Books are an important part of my life, on almost all subjects – fiction, history, gardening, among many others, including cookbooks. I usually keep one on my nightstand and read it straight through before bedtime, as if it were fiction. I love everything about books, the way the pages smell when they are new, how their spines hold their heft together neatly in my hand.
Molly Stevens’ book, All About Braising: The Art of Uncomplicated Cooking says it is A Treasury of One-Pot Meals, right there on the cover. To call this book a treasury is certainly an understatement. This book is not simply a collection of 150 recipes, it is a wonderful volume filled with meal after meal of cooking treasures.
The book opens with a section titled The Principles of Braising, which is well worth reading. I read this whole section before digging into the recipes, and I’m so glad I did. In it, Stevens acquaints her reader with the best foods fit for braising, the proper pot shapes and sizes, the importance of browning, the role of aromatics, the braising liquid and so much more.
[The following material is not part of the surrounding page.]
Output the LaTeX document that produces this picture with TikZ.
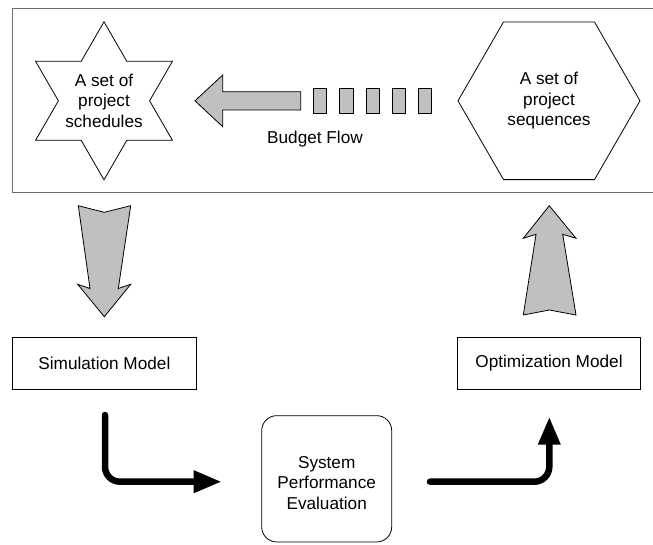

After this opening primer, Stevens lays out the sections by subject, such as Vegetables, Seafood, Poultry & Game, Beef, etc. Each recipe therein includes a narrative and detailed instructions that really help to keep the reader grounded in the process at all times. Many of the recipes offer a suggested wine pairing as well, thanks to Tim Gaiser, which were very welcome as I tend to be a little wine-naïve.
Braising is an activity that takes some preparation as the cooking times are long, and some of the recipes have marinades that require a day or so of advance planning. The old adage of good things coming to those who wait couldn’t be more true for this book. I was delighted to find that as long as I had to wait for some of these dishes – the pay-off in taste was tremendous.
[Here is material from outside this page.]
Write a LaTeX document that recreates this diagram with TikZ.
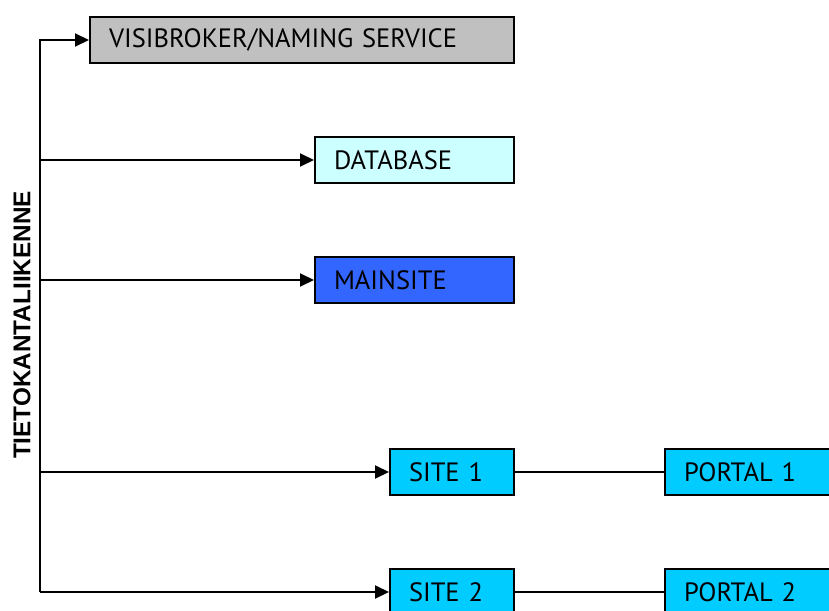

The recipes travel around the world’s palate of braised and slow-cooked dishes, from Italy as in Peperonata or as in the Tuna Steaks Braised with Radicchio, Chickpeas & Rosemary, to Asian treats such as Chicken Do-Piaza, Chicken Goan or Beef Rendang. Braised Pork Chops & Creamy Cabbage satisfy deeply and the Grillades & Grits left me searching my calendar for another occasion to make them.
Some of the recipes serve dual roles: the Braised Leeks with Bacon & Thyme make a reprise as Braised Leeks & Bacon in a Tart. The Pappardelle with Leftover Braised Lamb & Olives is so delicious that I wondered which of the eight recipes for braised lamb I should choose to make for it. The answer for me was the succulent Herb-Stuffed Leg of Lamb Braised in Red Wine.
After the Coq Au Vin, which was the finest chicken dish I have ever eaten, hands down and without question, I had to stop. It won’t be long before I’m back to this book again. It is a cooking treasure in and of itself.